### Task directions
Please reproduce exactly the lines between the line holding "Reproduce this chart with D3.js." and the line holding "var xLabel = 'z';", inclusive, leaving out any pictures.

### Material shown
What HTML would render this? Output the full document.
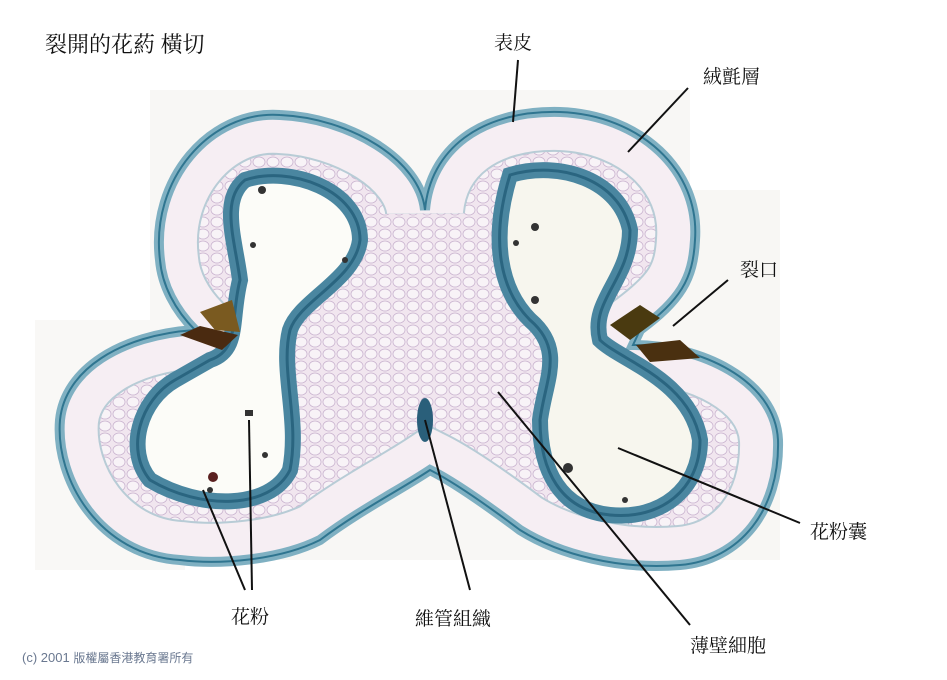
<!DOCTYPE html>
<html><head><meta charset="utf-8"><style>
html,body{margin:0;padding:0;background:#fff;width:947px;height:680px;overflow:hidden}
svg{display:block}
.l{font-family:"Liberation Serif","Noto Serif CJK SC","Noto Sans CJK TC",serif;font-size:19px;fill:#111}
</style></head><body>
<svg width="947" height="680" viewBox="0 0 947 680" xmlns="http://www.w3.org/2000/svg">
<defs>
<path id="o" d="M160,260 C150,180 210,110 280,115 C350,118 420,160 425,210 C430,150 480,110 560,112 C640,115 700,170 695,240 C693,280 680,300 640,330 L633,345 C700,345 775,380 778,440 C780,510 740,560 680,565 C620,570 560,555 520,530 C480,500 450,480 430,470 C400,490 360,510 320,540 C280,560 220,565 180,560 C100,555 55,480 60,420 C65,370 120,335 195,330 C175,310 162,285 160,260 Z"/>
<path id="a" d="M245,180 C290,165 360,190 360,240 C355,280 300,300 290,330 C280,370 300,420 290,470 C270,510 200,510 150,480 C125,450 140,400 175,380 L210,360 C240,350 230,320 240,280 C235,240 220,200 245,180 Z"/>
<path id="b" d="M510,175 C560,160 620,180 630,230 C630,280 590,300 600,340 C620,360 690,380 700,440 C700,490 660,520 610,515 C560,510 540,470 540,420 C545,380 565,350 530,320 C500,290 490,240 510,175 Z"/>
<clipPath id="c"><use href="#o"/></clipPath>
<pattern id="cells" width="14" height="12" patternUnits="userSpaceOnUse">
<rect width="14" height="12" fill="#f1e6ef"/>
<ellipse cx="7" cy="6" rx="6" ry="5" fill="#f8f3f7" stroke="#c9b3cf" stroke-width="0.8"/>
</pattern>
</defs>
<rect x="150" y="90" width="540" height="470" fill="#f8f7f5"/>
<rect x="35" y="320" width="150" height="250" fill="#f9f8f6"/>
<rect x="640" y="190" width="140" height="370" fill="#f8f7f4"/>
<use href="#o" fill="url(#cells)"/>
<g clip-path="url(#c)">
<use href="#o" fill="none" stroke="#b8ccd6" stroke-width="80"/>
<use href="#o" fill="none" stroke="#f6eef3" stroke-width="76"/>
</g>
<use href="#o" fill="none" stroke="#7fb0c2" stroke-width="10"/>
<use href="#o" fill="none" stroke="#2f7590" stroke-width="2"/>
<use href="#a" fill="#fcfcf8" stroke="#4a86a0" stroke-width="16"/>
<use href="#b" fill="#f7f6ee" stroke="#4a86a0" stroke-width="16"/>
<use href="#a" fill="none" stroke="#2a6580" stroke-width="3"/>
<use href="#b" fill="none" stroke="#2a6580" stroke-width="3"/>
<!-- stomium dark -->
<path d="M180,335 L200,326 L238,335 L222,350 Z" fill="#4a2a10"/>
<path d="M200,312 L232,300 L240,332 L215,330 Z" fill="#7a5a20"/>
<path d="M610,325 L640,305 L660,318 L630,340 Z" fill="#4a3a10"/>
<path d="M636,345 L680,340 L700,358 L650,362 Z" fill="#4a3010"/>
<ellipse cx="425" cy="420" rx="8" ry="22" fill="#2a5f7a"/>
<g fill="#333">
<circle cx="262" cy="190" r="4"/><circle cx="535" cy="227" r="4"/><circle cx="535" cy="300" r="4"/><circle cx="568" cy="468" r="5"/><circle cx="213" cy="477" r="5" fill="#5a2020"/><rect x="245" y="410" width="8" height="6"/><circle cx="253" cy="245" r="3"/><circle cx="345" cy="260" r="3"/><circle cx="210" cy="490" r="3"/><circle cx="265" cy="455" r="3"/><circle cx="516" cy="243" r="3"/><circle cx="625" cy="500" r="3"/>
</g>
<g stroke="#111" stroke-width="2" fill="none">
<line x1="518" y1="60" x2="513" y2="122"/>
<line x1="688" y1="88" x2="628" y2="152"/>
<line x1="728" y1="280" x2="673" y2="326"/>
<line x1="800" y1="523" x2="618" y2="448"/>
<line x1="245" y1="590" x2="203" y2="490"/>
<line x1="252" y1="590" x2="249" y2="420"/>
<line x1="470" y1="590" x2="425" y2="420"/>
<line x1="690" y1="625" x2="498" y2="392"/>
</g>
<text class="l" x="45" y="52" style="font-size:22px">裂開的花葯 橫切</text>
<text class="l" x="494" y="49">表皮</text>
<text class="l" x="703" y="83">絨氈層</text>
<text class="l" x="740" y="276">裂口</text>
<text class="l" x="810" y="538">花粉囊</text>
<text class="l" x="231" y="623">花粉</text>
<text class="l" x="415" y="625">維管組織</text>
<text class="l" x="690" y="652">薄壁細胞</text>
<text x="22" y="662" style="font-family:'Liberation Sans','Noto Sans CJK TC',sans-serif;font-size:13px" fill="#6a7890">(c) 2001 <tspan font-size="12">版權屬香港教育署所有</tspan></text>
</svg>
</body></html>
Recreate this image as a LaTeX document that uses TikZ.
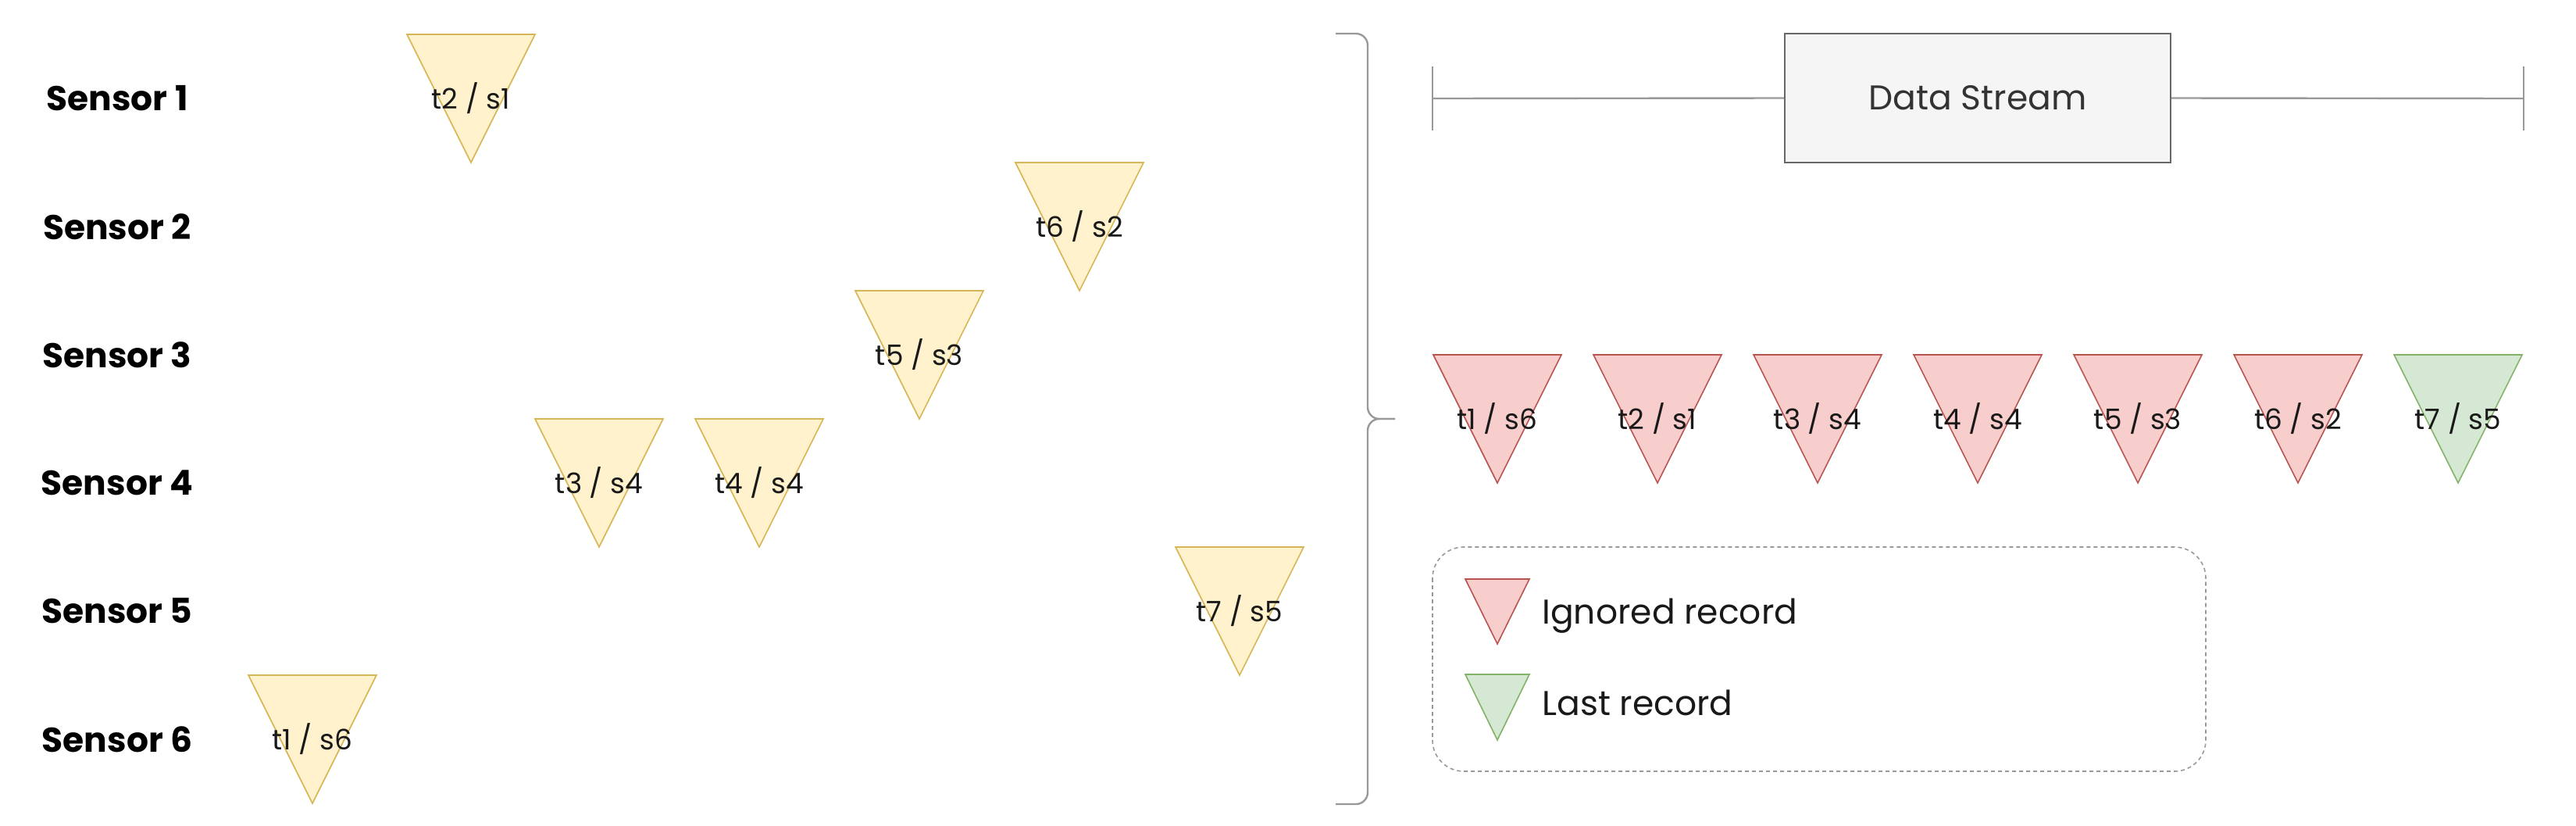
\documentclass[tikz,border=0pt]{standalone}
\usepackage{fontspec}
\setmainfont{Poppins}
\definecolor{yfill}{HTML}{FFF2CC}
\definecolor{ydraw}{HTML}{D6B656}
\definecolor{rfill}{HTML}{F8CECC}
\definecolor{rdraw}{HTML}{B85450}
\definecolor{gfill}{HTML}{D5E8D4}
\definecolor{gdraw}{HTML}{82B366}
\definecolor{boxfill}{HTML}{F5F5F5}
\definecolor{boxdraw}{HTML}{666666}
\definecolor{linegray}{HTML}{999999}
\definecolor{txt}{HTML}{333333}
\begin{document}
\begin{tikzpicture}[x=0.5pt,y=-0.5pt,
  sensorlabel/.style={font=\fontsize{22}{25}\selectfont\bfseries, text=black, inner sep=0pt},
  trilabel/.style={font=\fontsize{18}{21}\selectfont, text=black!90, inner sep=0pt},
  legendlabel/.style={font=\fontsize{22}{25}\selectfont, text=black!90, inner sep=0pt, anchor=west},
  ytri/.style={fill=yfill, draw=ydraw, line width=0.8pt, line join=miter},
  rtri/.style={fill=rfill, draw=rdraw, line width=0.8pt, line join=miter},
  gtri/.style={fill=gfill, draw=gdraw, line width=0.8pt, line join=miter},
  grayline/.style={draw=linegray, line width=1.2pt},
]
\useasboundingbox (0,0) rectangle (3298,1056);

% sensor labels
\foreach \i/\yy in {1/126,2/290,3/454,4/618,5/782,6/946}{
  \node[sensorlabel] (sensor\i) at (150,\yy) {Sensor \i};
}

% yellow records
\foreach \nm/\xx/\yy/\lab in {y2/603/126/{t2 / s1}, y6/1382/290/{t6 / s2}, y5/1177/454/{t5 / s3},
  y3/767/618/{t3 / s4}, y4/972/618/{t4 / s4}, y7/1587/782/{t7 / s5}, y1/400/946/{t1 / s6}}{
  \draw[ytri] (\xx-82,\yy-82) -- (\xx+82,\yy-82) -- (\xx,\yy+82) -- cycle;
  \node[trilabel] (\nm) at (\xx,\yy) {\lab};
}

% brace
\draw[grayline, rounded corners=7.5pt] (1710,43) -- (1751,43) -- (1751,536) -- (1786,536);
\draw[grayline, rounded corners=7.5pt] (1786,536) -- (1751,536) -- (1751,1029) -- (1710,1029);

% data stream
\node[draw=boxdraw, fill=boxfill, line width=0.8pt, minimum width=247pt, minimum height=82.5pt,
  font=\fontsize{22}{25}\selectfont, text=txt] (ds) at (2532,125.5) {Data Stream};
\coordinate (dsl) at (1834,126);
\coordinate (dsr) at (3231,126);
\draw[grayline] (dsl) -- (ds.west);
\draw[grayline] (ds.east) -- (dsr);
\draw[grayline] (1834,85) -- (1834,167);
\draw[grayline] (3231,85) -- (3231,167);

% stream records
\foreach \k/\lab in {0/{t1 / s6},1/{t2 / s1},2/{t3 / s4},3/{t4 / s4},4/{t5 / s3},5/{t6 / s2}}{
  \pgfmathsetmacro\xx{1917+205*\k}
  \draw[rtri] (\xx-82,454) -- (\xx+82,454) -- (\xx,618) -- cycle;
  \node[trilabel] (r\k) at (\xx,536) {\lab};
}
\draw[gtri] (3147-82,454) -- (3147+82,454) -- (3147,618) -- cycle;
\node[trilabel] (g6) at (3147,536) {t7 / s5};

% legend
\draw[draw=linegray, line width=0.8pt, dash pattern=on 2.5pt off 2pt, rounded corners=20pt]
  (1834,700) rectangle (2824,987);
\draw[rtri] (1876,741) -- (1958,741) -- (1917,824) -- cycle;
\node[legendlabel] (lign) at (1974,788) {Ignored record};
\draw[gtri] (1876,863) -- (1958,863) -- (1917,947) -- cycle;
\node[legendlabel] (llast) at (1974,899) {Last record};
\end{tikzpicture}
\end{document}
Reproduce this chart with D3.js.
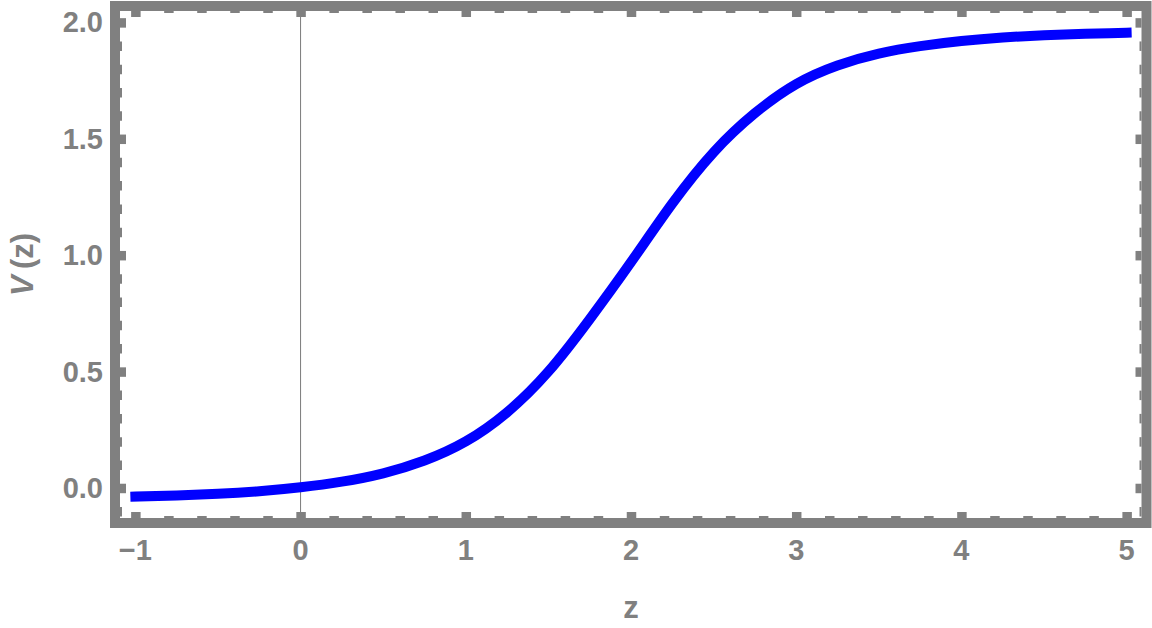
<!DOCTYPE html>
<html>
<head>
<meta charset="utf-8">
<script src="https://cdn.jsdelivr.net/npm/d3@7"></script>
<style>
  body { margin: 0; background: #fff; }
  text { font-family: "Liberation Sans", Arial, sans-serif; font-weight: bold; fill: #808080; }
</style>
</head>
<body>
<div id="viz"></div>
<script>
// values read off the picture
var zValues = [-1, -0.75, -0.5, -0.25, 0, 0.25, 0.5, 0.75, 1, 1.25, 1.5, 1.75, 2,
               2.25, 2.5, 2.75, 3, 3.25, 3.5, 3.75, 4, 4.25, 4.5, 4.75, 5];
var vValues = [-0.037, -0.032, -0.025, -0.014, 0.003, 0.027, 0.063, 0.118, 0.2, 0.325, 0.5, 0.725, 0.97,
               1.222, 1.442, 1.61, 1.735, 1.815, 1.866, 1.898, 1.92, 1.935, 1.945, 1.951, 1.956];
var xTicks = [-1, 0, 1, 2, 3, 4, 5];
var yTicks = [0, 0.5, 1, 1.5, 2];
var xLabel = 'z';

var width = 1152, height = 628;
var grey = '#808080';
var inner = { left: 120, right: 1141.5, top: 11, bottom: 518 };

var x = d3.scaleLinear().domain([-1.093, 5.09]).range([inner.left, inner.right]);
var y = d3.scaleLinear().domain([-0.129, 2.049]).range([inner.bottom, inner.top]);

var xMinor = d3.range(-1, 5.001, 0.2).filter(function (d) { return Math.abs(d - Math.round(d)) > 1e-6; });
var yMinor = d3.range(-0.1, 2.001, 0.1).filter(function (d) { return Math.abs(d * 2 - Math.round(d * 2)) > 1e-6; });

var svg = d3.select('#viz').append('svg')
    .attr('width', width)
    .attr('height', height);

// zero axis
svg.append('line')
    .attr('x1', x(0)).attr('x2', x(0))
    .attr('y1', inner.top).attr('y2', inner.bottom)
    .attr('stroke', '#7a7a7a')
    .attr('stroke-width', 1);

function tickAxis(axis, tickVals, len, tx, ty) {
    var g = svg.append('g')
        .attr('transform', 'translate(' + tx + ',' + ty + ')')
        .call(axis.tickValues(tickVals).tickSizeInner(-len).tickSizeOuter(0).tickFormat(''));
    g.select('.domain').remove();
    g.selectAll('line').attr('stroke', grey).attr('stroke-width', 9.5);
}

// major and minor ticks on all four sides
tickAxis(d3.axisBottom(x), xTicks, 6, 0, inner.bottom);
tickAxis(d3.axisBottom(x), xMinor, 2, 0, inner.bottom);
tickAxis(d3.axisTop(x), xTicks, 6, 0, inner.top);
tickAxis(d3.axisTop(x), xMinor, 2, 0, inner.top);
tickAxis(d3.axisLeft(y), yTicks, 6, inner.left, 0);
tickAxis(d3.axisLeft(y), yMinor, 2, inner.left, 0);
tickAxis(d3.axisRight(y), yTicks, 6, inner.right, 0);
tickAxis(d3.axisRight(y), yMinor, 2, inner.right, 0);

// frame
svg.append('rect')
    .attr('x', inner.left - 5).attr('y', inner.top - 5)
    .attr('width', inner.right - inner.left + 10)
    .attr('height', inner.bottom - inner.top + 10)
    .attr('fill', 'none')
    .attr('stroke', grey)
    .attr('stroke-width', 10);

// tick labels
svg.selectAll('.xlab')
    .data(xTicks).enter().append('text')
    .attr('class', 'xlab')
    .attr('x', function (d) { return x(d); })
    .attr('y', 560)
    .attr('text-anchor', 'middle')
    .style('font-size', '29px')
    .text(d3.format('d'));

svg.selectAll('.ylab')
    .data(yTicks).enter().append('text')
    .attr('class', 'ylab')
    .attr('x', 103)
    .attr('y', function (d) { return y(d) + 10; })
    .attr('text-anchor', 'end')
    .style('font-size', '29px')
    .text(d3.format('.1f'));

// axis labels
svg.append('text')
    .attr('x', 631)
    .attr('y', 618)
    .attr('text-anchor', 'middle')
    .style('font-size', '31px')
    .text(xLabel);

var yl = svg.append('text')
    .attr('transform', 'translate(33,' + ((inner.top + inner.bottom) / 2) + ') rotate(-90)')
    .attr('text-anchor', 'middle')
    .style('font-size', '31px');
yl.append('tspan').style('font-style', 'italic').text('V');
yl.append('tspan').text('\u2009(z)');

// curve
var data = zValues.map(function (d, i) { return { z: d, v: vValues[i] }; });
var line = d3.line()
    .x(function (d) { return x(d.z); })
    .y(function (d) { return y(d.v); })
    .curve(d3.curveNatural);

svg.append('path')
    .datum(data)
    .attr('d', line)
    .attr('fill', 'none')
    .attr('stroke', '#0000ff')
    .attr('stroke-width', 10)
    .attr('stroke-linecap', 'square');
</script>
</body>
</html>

### Worked answer
Reproduce this chart with D3.js.
<!DOCTYPE html>
<html>
<head>
<meta charset="utf-8">
<script src="https://cdn.jsdelivr.net/npm/d3@7"></script>
<style>
  body { margin: 0; background: #fff; }
  text { font-family: "Liberation Sans", Arial, sans-serif; font-weight: bold; fill: #808080; }
</style>
</head>
<body>
<div id="viz"></div>
<script>
// values read off the picture
var zValues = [-1, -0.75, -0.5, -0.25, 0, 0.25, 0.5, 0.75, 1, 1.25, 1.5, 1.75, 2,
               2.25, 2.5, 2.75, 3, 3.25, 3.5, 3.75, 4, 4.25, 4.5, 4.75, 5];
var vValues = [-0.037, -0.032, -0.025, -0.014, 0.003, 0.027, 0.063, 0.118, 0.2, 0.325, 0.5, 0.725, 0.97,
               1.222, 1.442, 1.61, 1.735, 1.815, 1.866, 1.898, 1.92, 1.935, 1.945, 1.951, 1.956];
var xTicks = [-1, 0, 1, 2, 3, 4, 5];
var yTicks = [0, 0.5, 1, 1.5, 2];
var xLabel = 'z';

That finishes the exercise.